> **The exercise**
Copy out every line of the records where the string "this" occurs.

--- START Information supplied ---

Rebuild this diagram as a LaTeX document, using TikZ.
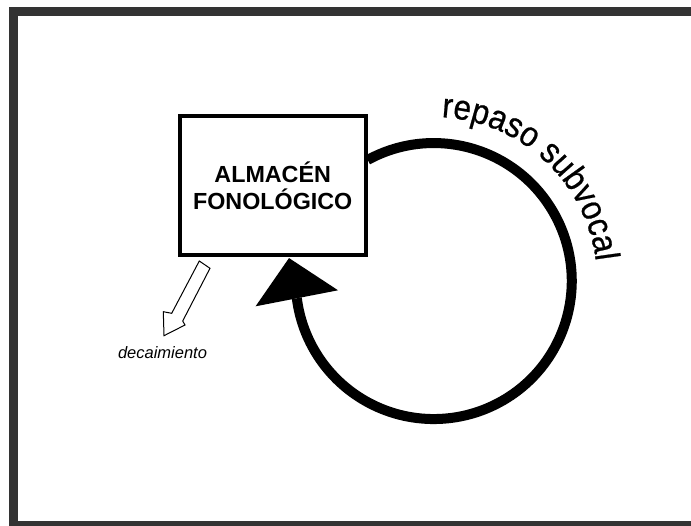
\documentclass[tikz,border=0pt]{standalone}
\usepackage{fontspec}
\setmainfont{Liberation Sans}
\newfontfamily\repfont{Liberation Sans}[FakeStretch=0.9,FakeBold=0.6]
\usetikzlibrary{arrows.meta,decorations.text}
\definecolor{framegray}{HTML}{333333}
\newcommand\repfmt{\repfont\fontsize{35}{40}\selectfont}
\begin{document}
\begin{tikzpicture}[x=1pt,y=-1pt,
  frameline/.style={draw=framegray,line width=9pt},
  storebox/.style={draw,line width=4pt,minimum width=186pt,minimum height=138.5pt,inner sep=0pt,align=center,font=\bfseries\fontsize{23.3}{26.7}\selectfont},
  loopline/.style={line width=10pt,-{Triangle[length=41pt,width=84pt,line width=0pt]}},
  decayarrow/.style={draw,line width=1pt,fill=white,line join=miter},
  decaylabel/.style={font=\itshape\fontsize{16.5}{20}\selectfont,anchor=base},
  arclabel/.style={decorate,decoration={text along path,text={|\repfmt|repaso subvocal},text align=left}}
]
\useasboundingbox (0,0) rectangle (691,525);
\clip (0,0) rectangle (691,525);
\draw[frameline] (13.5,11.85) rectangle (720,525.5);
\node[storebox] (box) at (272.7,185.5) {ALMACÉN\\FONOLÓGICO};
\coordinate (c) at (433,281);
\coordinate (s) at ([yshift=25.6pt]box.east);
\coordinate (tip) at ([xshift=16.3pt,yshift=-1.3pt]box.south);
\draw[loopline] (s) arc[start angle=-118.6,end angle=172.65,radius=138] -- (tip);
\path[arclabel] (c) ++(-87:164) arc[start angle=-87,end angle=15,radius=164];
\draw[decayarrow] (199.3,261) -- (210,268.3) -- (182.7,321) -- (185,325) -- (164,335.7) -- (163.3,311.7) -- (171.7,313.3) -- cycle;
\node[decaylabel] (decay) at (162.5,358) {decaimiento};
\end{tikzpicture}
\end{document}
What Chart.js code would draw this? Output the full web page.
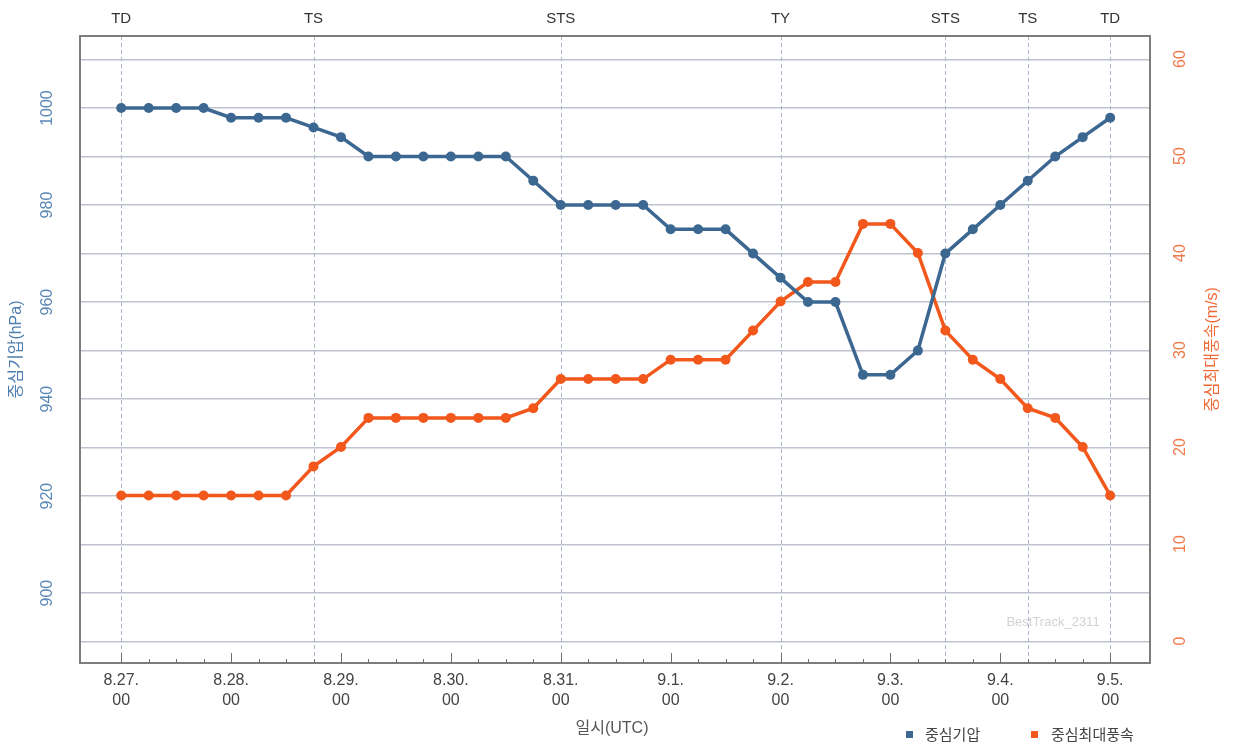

--- END Information supplied ---

> **Final result**
Rebuild this diagram as a LaTeX document, using TikZ.
What Chart.js code would draw this? Output the full web page.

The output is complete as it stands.